Roy Williams III was an icon on Sullivan’s Island. He knew the island frontwards and backwards, inside and out, top to bottom.
Not only had Williams lived on the island longer than just about any other resident, but he also wrote extensively on its history and architecture. He was even known to offer occasional tours of the island by trolley. When the island’s historical society, the Battery Gadsden Cultural Center, produced a video called “Architectural Gems of Sullivan’s Island,” Williams was tapped, of course, to be the narrator. He was a gem in his own right.
“Everybody loved Roy,” friend and island resident Hal Coste said. “He always had a smile. And he had a big heart.”
Williams died on March 11, 2023, at the age of 87.

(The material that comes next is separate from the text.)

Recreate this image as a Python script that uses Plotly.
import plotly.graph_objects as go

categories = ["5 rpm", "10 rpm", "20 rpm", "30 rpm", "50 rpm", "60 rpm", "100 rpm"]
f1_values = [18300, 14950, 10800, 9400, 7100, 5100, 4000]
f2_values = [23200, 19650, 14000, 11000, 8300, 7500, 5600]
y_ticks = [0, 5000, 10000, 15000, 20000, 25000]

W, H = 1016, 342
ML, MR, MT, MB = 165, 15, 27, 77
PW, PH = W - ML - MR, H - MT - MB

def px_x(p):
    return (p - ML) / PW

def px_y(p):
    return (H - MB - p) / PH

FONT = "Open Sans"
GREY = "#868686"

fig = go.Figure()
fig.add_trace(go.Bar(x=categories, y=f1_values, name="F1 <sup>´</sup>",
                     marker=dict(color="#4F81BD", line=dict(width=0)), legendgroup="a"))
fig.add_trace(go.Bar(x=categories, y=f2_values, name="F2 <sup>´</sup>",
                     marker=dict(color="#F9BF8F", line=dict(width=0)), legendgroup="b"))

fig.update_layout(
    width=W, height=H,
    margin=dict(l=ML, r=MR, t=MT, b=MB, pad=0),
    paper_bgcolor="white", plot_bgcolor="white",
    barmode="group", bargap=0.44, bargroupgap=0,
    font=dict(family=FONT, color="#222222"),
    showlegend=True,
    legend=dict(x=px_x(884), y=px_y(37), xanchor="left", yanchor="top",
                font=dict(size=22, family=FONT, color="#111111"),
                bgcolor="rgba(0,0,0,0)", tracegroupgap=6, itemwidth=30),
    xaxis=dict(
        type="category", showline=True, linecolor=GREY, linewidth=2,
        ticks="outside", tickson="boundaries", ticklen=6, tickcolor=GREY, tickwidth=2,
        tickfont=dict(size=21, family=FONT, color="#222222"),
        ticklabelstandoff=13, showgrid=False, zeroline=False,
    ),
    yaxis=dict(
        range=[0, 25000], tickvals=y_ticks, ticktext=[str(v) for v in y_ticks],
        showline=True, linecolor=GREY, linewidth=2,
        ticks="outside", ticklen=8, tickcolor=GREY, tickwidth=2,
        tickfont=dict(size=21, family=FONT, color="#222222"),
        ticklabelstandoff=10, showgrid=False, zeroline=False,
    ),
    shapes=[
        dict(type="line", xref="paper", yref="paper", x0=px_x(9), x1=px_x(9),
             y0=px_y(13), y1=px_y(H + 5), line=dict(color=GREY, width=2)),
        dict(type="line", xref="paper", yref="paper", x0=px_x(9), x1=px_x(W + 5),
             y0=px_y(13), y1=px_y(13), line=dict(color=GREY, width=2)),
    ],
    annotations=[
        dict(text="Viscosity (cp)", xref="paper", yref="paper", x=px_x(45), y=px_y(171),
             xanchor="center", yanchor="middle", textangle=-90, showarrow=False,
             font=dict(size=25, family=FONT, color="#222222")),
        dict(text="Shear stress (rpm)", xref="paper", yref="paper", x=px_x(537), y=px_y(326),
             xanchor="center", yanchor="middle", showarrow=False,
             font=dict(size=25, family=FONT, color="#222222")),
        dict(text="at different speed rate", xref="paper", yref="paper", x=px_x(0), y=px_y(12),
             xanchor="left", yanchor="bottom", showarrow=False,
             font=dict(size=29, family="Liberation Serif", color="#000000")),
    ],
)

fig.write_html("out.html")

The roots of Williams’ family run deep on the island, where his predecessors began summering in the 1800s. His grandfather purchased a house on the front beach at Station 9 in 1915 where Williams spent much of his youth, witnessing firsthand many facets of life on the island that have now disappeared. Like when the Pitt Street Bridge was the only path for newfangled automobiles to take from Mount Pleasant to Fort Moultrie, and island houses were likely cottages lacking hot water, heat or air conditioning. Or when full-time residents lived on the back beach and summer homes were on the front beach, and small family-owned groceries were scattered throughout the island and made deliveries to the locals. And when there was a movie theater at Fort Moultrie or when Battery Marshall near Breach Inlet housed Italian prisoners of war during World War II. The list goes on and on.
Williams lived on the island for over seven decades. He attended Sullivan’s Island Elementary School and was a 1953 graduate of Moultrie High School. As an undergraduate at the University of South Carolina, he studied journalism and edited the student newspaper, The Daily Gamecock.

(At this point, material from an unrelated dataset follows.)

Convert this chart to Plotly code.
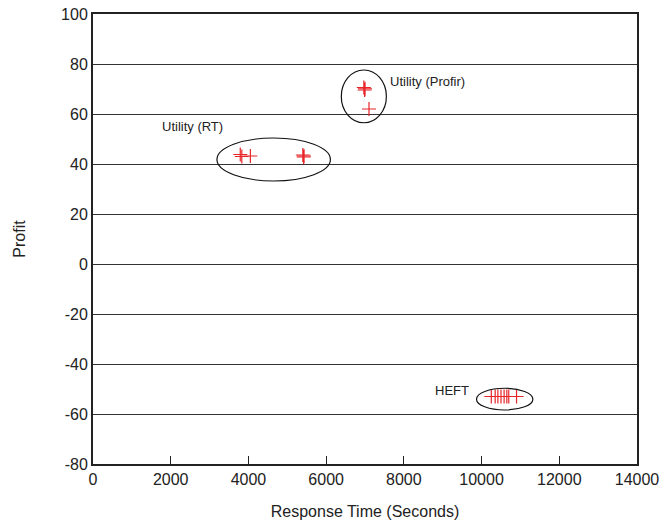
import plotly.graph_objects as go

# Data
rt_x = [3790, 3830, 4050, 5400, 5420, 5430]
rt_y = [43.8, 43.0, 43.2, 43.6, 42.8, 43.2]

pf_x = [6970, 6990, 7000, 7103]
pf_y = [70.6, 69.6, 70.1, 62.0]

heft_x = [10250, 10350, 10420, 10500, 10580, 10650, 10700, 10900]
heft_y = [-53, -53, -53, -53, -53, -53, -53, -53]

# cluster ellipses: (x0, x1, y0, y1)
ellipses = [
    (3190, 6110, 33.2, 50.4),
    (6390, 7550, 56.5, 77.6),
    (9870, 11320, -58.4, -49.7),
]

labels = [
    ("Utility (RT)", 2566, 55.2, "center"),
    ("Utility (Profir)", 7590, 72.9, "left"),
    ("HEFT", 8750, -50.4, "left"),
]

x_ticks = [0, 2000, 4000, 6000, 8000, 10000, 12000, 14000]
y_ticks = [-80, -60, -40, -20, 0, 20, 40, 60, 80, 100]

RED = "#e8262a"
FONT = "Liberation Sans, Arial, sans-serif"

fig = go.Figure()
for xs, ys in [(rt_x, rt_y), (pf_x, pf_y), (heft_x, heft_y)]:
    fig.add_trace(go.Scatter(
        x=xs, y=ys, mode="markers",
        marker=dict(symbol="cross-thin", size=10, line=dict(color=RED, width=1.2), color=RED),
        showlegend=False, hoverinfo="x+y",
    ))

for (x0, x1, y0, y1) in ellipses:
    fig.add_shape(type="circle", xref="x", yref="y", x0=x0, x1=x1, y0=y0, y1=y1,
                  line=dict(color="#111", width=1.2))

for (txt, x, y, anc) in labels:
    fig.add_annotation(x=x, y=y, xref="x", yref="y", text=txt, showarrow=False,
                       xanchor=anc, yanchor="middle",
                       font=dict(family=FONT, size=13, color="#222"))

fig.update_layout(
    width=671, height=529,
    margin=dict(l=93, r=34, t=14, b=65),
    paper_bgcolor="white", plot_bgcolor="white",
    font=dict(family=FONT, size=16, color="#222"),
)
fig.update_xaxes(
    range=[0, 14000], tickvals=x_ticks, ticktext=[str(v) for v in x_ticks],
    showgrid=False, zeroline=False, automargin=False, ticklabeloverflow="allow",
    showline=True, linecolor="#222", linewidth=2, mirror=True,
    ticks="inside", ticklen=8, tickcolor="#222", tickwidth=1,
    tickfont=dict(size=16, color="#222"),
    title=dict(text="Response Time (Seconds)", font=dict(size=16, color="#222"), standoff=19),
)
fig.update_yaxes(
    range=[-80, 100], tickvals=y_ticks, ticktext=[str(v) for v in y_ticks],
    showgrid=True, gridcolor="#333", gridwidth=1, zeroline=False, automargin=False,
    ticklabeloverflow="allow",
    showline=True, linecolor="#222", linewidth=2, mirror=True,
    ticks="", tickfont=dict(size=16, color="#222"),
    title=dict(text="Profit", font=dict(size=16, color="#222"), standoff=31),
)

fig.write_html("out.html", config={"displayModeBar": False},
               post_script="document.body.style.margin='0';")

After college, Williams received a commission as an officer in the U.S. Navy and met his wife of 58 years while stationed on the West Coast. But being a Charlestonian, he brought his bride home upon his discharge and landed a job writing for the Charleston News and Courier. Later, after earning a master’s degree in history at USC, he taught at Wando High School for nearly two decades.
In retirement, Williams served as president of the St. James Santee Parish Historical Society and was a docent at Hampton Plantation. He authored several books: one on St. James Parish, another a pictorial illustrating Sullivan’s Island’s architecture, and a third, “Rice to Ruin,” chronicling the rise and fall of the Lowcountry’s biggest plantation crop. Williams was also a primary source for many articles that have appeared through the years in local publications, including this one. In 2005, the South Carolina General Assembly honored Williams for devoting his life to teaching as well as to researching and preserving the historical, cultural and environmental character of the East Cooper area.
Sullivan’s Island resident Mike Walsh, president of Battery Gadsden Cultural Center, recalled that on the trolley tours, “someone would have to tug on Roy’s pants leg to encourage him to move on to the next house on the tour, since he could’ve talked for hours about each and every house on the island.”
His brother, Dr. Michael Williams, confirmed that his sibling “loved the island and the people.” He remembered, too, that “even in grammar and high school, Roy was very studious and was the head of his class. He was always interested in things that older people were interested in. And he was also somewhat of an artist. When we were children, our neighborhood had a small newspaper and Roy would draw pictures to accompany the articles in it. He was a wonderful person and lived a wonderful life.”
Soft-spoken and deliberate, mannerly and easy-going, Williams never met a stranger. If you ever had the good fortune to meet him, he undoubtedly gave you a tidbit of history you would have never known otherwise. But in case you never had such luck, a recorded interview with Williams is archived as part of the College of Charleston’s oral history project and can be viewed online at the Lowcountry Digital Library.
Fortunately for us all, a little bit of Williams’ vast knowledge is forever captured in print and video.